== Source excerpt ==
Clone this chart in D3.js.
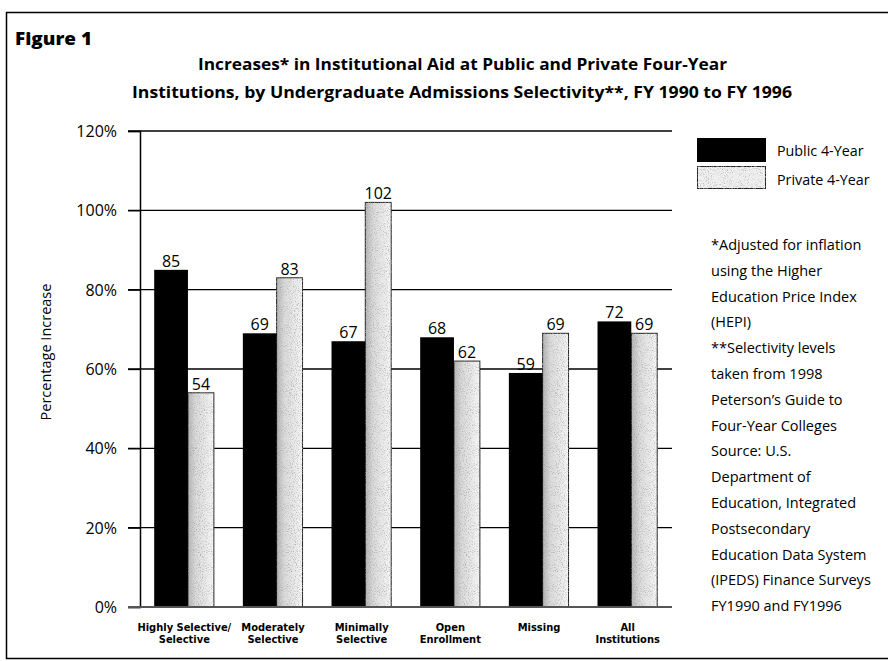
<!DOCTYPE html>
<meta charset="utf-8">
<script src="https://cdn.jsdelivr.net/npm/d3@7"></script>
<head>
<style>
  html, body { margin: 0; padding: 0; background: #fff; overflow: hidden; }
  svg { display: block; }
  text { font-family: "Open Sans", "Noto Sans", sans-serif; fill: #000; }
</style>
</head>
<body>
<script>

    var categories = ["Highly Selective/|Selective", "Moderately|Selective", "Minimally|Selective",
                      "Open|Enrollment", "Missing", "All|Institutions"];
    var publicVals = [85, 69, 67, 68, 59, 72];
    var privateVals = [54, 83, 102, 62, 69, 69];
    var seriesNames = ["Public 4-Year", "Private 4-Year"];
    var yTicks = [0, 20, 40, 60, 80, 100, 120];
    var notes = ["*Adjusted for inflation", "using the Higher", "Education Price Index", "(HEPI)",
                 "**Selectivity levels", "taken from 1998", "Peterson\u2019s Guide to", "Four-Year Colleges",
                 "Source: U.S.", "Department of", "Education, Integrated", "Postsecondary",
                 "Education Data System", "(IPEDS) Finance Surveys", "FY1990 and FY1996"];

    var W = 888, H = 661;
    var plotLeft = 140, plotRight = 672, plotTop = 131, plotBottom = 607;

    var svg = d3.select("body").append("svg")
        .attr("width", W)
        .attr("height", H);

    // speckled fill for the private bars
    var defs = svg.append("defs");
    var grad = defs.append("linearGradient")
        .attr("id", "privGrad")
        .attr("x1", "0").attr("x2", "1").attr("y1", "0").attr("y2", "0");
    grad.append("stop").attr("offset", "0%").attr("stop-color", "#b4b4b4");
    grad.append("stop").attr("offset", "30%").attr("stop-color", "#dadada");
    grad.append("stop").attr("offset", "100%").attr("stop-color", "#f6f6f6");

    var filt = defs.append("filter").attr("id", "grain");
    filt.append("feTurbulence")
        .attr("type", "fractalNoise")
        .attr("baseFrequency", "0.95")
        .attr("numOctaves", 2)
        .attr("seed", 3)
        .attr("result", "noise");
    filt.append("feColorMatrix")
        .attr("in", "noise")
        .attr("type", "matrix")
        .attr("values", "0 0 0 0 0.35  0 0 0 0 0.35  0 0 0 0 0.35  0 0 0 -2.4 1.2")
        .attr("result", "dots");
    filt.append("feComposite")
        .attr("in", "dots").attr("in2", "SourceGraphic").attr("operator", "in")
        .attr("result", "dotsIn");
    var merge = filt.append("feMerge");
    merge.append("feMergeNode").attr("in", "SourceGraphic");
    merge.append("feMergeNode").attr("in", "dotsIn");

    // frame (right side runs off the page, as in the scan)
    svg.append("path")
        .attr("d", "M" + (W + 20) + ",12.5 H6.5 V658.5 H" + (W + 20))
        .style("fill", "none")
        .style("stroke", "#000")
        .style("stroke-width", 1.5);

    svg.append("text")
        .attr("x", 15).attr("y", 45)
        .style("font-size", "17px")
        .style("font-weight", "800")
        .attr("textLength", 77)
        .attr("lengthAdjust", "spacingAndGlyphs")
        .text("Figure 1");

    svg.append("text")
        .attr("x", 198).attr("y", 70)
        .style("font-size", "16.5px")
        .style("font-weight", "700")
        .attr("textLength", 529)
        .attr("lengthAdjust", "spacingAndGlyphs")
        .text("Increases* in Institutional Aid at Public and Private Four-Year");
    svg.append("text")
        .attr("x", 132).attr("y", 98)
        .style("font-size", "16.5px")
        .style("font-weight", "700")
        .attr("textLength", 660)
        .attr("lengthAdjust", "spacingAndGlyphs")
        .text("Institutions, by Undergraduate Admissions Selectivity**, FY 1990 to FY 1996");

    var y = d3.scaleLinear().domain([0, 120]).range([plotBottom, plotTop]);
    var x0 = d3.scaleBand().domain(categories).range([plotLeft, plotRight]).paddingInner(0.32).paddingOuter(0.16);
    var pubW = x0.bandwidth() * 0.56;

    // gridlines
    svg.append("g").selectAll("line")
        .data(yTicks.filter(function(d) { return d > 0; }))
        .enter().append("line")
        .attr("x1", plotLeft - 12).attr("x2", plotRight)
        .attr("y1", function(d) { return y(d); })
        .attr("y2", function(d) { return y(d); })
        .style("stroke", "#000")
        .style("stroke-width", 1.3);

    // y axis
    var yAxis = svg.append("g")
        .attr("transform", "translate(" + plotLeft + ",0)")
        .call(d3.axisLeft(y).tickValues(yTicks).tickSize(12).tickPadding(11)
            .tickFormat(function(d) { return d + "%"; }));
    yAxis.select(".domain").style("stroke", "#000").style("stroke-width", 1.5);
    yAxis.selectAll(".tick line").style("stroke", "#000").style("stroke-width", 1.3);
    yAxis.selectAll("text")
        .style("font-family", "'Open Sans', sans-serif")
        .style("font-size", "16px")
        .attr("dy", "0.35em");

    svg.append("text")
        .attr("transform", "translate(51,352) rotate(-90)")
        .attr("text-anchor", "middle")
        .style("font-size", "14.5px")
        .text("Percentage Increase");

    // bars
    var groups = svg.append("g").selectAll("g")
        .data(categories)
        .enter().append("g")
        .attr("transform", function(d) { return "translate(" + x0(d) + ",0)"; });

    groups.append("rect")
        .attr("x", x0.bandwidth() * 0.56)
        .attr("width", x0.bandwidth() * 0.43)
        .attr("y", function(d, i) { return y(privateVals[i]); })
        .attr("height", function(d, i) { return y(0) - y(privateVals[i]); })
        .style("fill", "url(#privGrad)")
        .style("filter", "url(#grain)")
        .style("stroke", "#222")
        .style("stroke-width", 1);

    groups.append("rect")
        .attr("x", 0)
        .attr("width", pubW)
        .attr("y", function(d, i) { return y(publicVals[i]); })
        .attr("height", function(d, i) { return y(0) - y(publicVals[i]); })
        .style("fill", "#000");

    groups.append("text")
        .attr("x", pubW / 2)
        .attr("y", function(d, i) { return y(publicVals[i]) - 3; })
        .attr("text-anchor", "middle")
        .style("font-size", "16px")
        .text(function(d, i) { return publicVals[i]; });

    groups.append("text")
        .attr("x", x0.bandwidth() * 0.775)
        .attr("y", function(d, i) { return y(privateVals[i]) - 3; })
        .attr("text-anchor", "middle")
        .style("font-size", "16px")
        .text(function(d, i) { return privateVals[i]; });

    // baseline
    svg.append("line")
        .attr("x1", plotLeft - 12).attr("x2", plotRight)
        .attr("y1", y(0)).attr("y2", y(0))
        .style("stroke", "#555")
        .style("stroke-width", 2);

    // category labels, one text per line (narrow face keeps the two lines tight)
    groups.selectAll(".catLine")
        .data(function(d) { return d.split("|"); })
        .enter().append("text")
        .attr("class", "catLine")
        .attr("x", x0.bandwidth() / 2)
        .attr("y", function(d, i) { return plotBottom + 24 + i * 12.3; })
        .attr("text-anchor", "middle")
        .style("font-family", "'Liberation Sans Narrow', 'DejaVu Sans Condensed', sans-serif")
        .style("font-size", "11px")
        .style("font-weight", "700")
        .text(function(d) { return d; });

    // legend
    var legend = svg.append("g").attr("transform", "translate(697,138)");
    legend.append("rect")
        .attr("x", 0).attr("y", 0).attr("width", 69).attr("height", 24)
        .style("fill", "#000");
    legend.append("rect")
        .attr("x", 0.5).attr("y", 28.5).attr("width", 68).attr("height", 22)
        .style("fill", "#f0f0f0")
        .style("filter", "url(#grain)")
        .style("stroke", "#222");
    legend.selectAll(".legText")
        .data(seriesNames)
        .enter().append("text")
        .attr("class", "legText")
        .attr("x", 80)
        .attr("y", function(d, i) { return 18 + i * 29; })
        .style("font-size", "14.3px")
        .text(function(d) { return d; });

    // notes
    svg.append("g").selectAll("text")
        .data(notes)
        .enter().append("text")
        .attr("x", 711)
        .attr("y", function(d, i) { return 250 + i * 25.8; })
        .style("font-size", "14.5px")
        .text(function(d) { return d; });

</script>
</body>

== Stated task ==
Copy exactly the lines running from the beginning of the listing through the line that has "var plotLeft = 140, plotRight". Drop the pictures.

== Response to the exercise ==
Clone this chart in D3.js.
<!DOCTYPE html>
<meta charset="utf-8">
<script src="https://cdn.jsdelivr.net/npm/d3@7"></script>
<head>
<style>
  html, body { margin: 0; padding: 0; background: #fff; overflow: hidden; }
  svg { display: block; }
  text { font-family: "Open Sans", "Noto Sans", sans-serif; fill: #000; }
</style>
</head>
<body>
<script>

    var categories = ["Highly Selective/|Selective", "Moderately|Selective", "Minimally|Selective",
                      "Open|Enrollment", "Missing", "All|Institutions"];
    var publicVals = [85, 69, 67, 68, 59, 72];
    var privateVals = [54, 83, 102, 62, 69, 69];
    var seriesNames = ["Public 4-Year", "Private 4-Year"];
    var yTicks = [0, 20, 40, 60, 80, 100, 120];
    var notes = ["*Adjusted for inflation", "using the Higher", "Education Price Index", "(HEPI)",
                 "**Selectivity levels", "taken from 1998", "Peterson\u2019s Guide to", "Four-Year Colleges",
                 "Source: U.S.", "Department of", "Education, Integrated", "Postsecondary",
                 "Education Data System", "(IPEDS) Finance Surveys", "FY1990 and FY1996"];

    var W = 888, H = 661;
    var plotLeft = 140, plotRight = 672, plotTop = 131, plotBottom = 607;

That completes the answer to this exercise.